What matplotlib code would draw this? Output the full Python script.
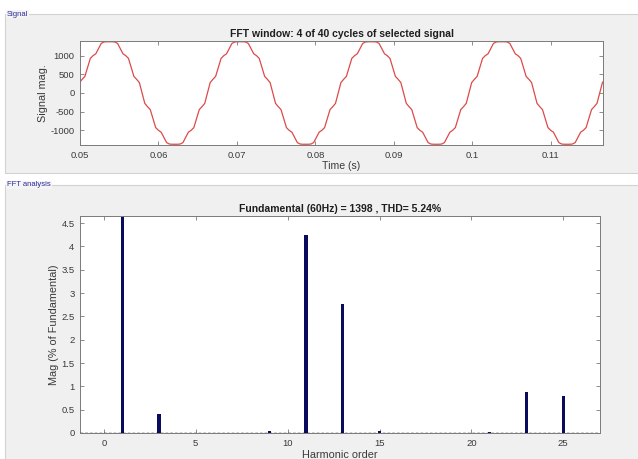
import matplotlib.pyplot as plt
import numpy as np
from matplotlib.patches import Rectangle
from matplotlib.ticker import FuncFormatter

# one 60 Hz cycle of the signal, 48 samples 7.5 deg apart
cycle_values = [0, 279, 367, 445, 688, 929, 1002, 1051, 1192, 1330, 1369, 1375,
                1376, 1375, 1369, 1330, 1192, 1051, 1002, 929, 688, 445, 367, 279,
                0, -279, -367, -445, -688, -929, -1002, -1051, -1192, -1330, -1369, -1375,
                -1376, -1375, -1369, -1330, -1192, -1051, -1002, -929, -688, -445, -367, -279]
cycle_start = 0.04958  # rising zero crossing just before the window
n_cycles = 5

time_ticks = [0.05, 0.06, 0.07, 0.08, 0.09, 0.10, 0.11]
signal_ticks = [-1000, -500, 0, 500, 1000]

harmonic_order = [1, 3, 9, 11, 13, 15, 21, 23, 25]
harmonic_mag = [100, 0.41, 0.05, 4.24, 2.76, 0.04, 0.02, 0.87, 0.80]
order_ticks = [0, 5, 10, 15, 20, 25]
mag_ticks = [0, 0.5, 1, 1.5, 2, 2.5, 3, 3.5, 4, 4.5]

W, H = 638, 459
TEXT = "#3a3a3a"
EDGE = "#7a7a7a"
plt.rcParams["font.family"] = ["Liberation Sans", "DejaVu Sans"]

fig = plt.figure(figsize=(W / 100, H / 100), dpi=100, facecolor="white")


def box(x0, y0, x1, y1):
    # pixel box (top-left origin) -> figure fraction rect
    return [x0 / W, 1 - y1 / H, (x1 - x0) / W, (y1 - y0) / H]


def panel(x0, y0, x1, y1, label):
    r = box(x0, y0, x1, y1)
    fig.patches.append(Rectangle((r[0], r[1]), r[2], r[3], transform=fig.transFigure,
                                 facecolor="#f0f0f0", edgecolor="#d2d2d2", lw=0.8,
                                 zorder=-10))
    fig.text((x0 + 2) / W, 1 - y0 / H, label, fontsize=5.5, color="#2b2ba0",
             va="center", ha="left", zorder=-5,
             bbox=dict(facecolor="#f4f4f4", edgecolor="none", pad=0.6))


panel(5, 14, 645, 173, "Signal")
panel(5, 185, 645, 470, "FFT analysis")


def style(ax):
    ax.set_facecolor("white")
    for s in ax.spines.values():
        s.set_color(EDGE)
        s.set_linewidth(0.7)
    ax.tick_params(direction="in", length=3, width=0.6, top=True, right=True,
                   colors=EDGE, labelcolor=TEXT, labelsize=6.8, pad=4)
    fmt = FuncFormatter(lambda v, p: f"{v:g}")
    ax.xaxis.set_major_formatter(fmt)
    ax.yaxis.set_major_formatter(fmt)


# signal window
ax1 = fig.add_axes(box(80, 41, 603, 145))
style(ax1)
sig = np.append(np.tile(cycle_values, n_cycles), 0)
t = cycle_start + np.arange(len(sig)) / 60 / len(cycle_values)
ax1.plot(t, sig, color="#dc4a4a", lw=0.9)
ax1.set_xlim(0.05, 0.05 + 4 / 60)
ax1.set_ylim(-1395, 1395)
ax1.set_xticks(time_ticks)
ax1.set_yticks(signal_ticks)
ax1.set_title("FFT window: 4 of 40 cycles of selected signal", fontsize=7.5,
              fontweight="bold", color="#1e1e1e", pad=3)
ax1.set_xlabel("Time (s)", fontsize=7.6, color=TEXT, labelpad=1)
ax1.set_ylabel("Signal mag.", fontsize=7.8, color=TEXT, labelpad=2)

# harmonic spectrum
ax2 = fig.add_axes(box(80, 216, 600, 433))
style(ax2)
ax2.bar(harmonic_order, harmonic_mag, width=0.18, color="#0b0b5e", zorder=2)
ax2.axhline(0, color="black", lw=1.0, ls=(0, (2, 1.4)), zorder=3)
ax2.set_xlim(-1.3, 27)
ax2.set_ylim(0, 4.653)
ax2.set_xticks(order_ticks)
ax2.set_yticks(mag_ticks)
ax2.set_title("Fundamental (60Hz) = 1398 , THD= 5.24%", fontsize=7.5,
              fontweight="bold", color="#1e1e1e", pad=3)
ax2.set_xlabel("Harmonic order", fontsize=7.8, color=TEXT, labelpad=1.5)
ax2.set_ylabel("Mag (% of Fundamental)", fontsize=7.8, color=TEXT, labelpad=1.5)

fig.savefig("out.png", dpi=100)
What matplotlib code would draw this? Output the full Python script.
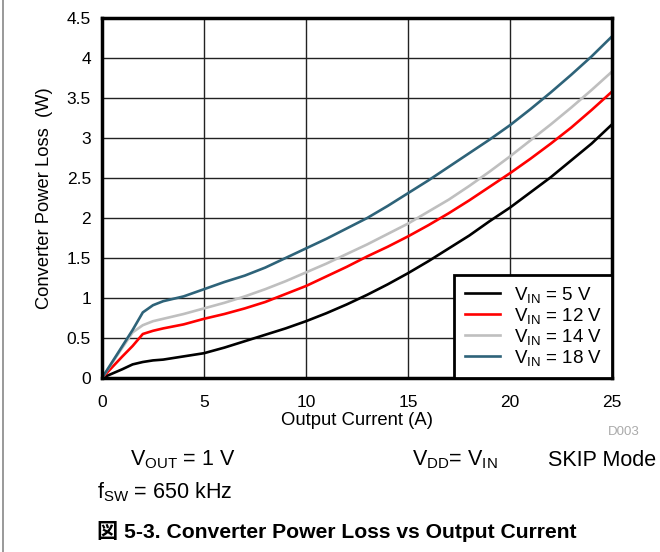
***
■ **Your instructions**:
Reply with nothing but a number: how many lines of the entries above contain the string "matplotlib"?

■ **Response**:
5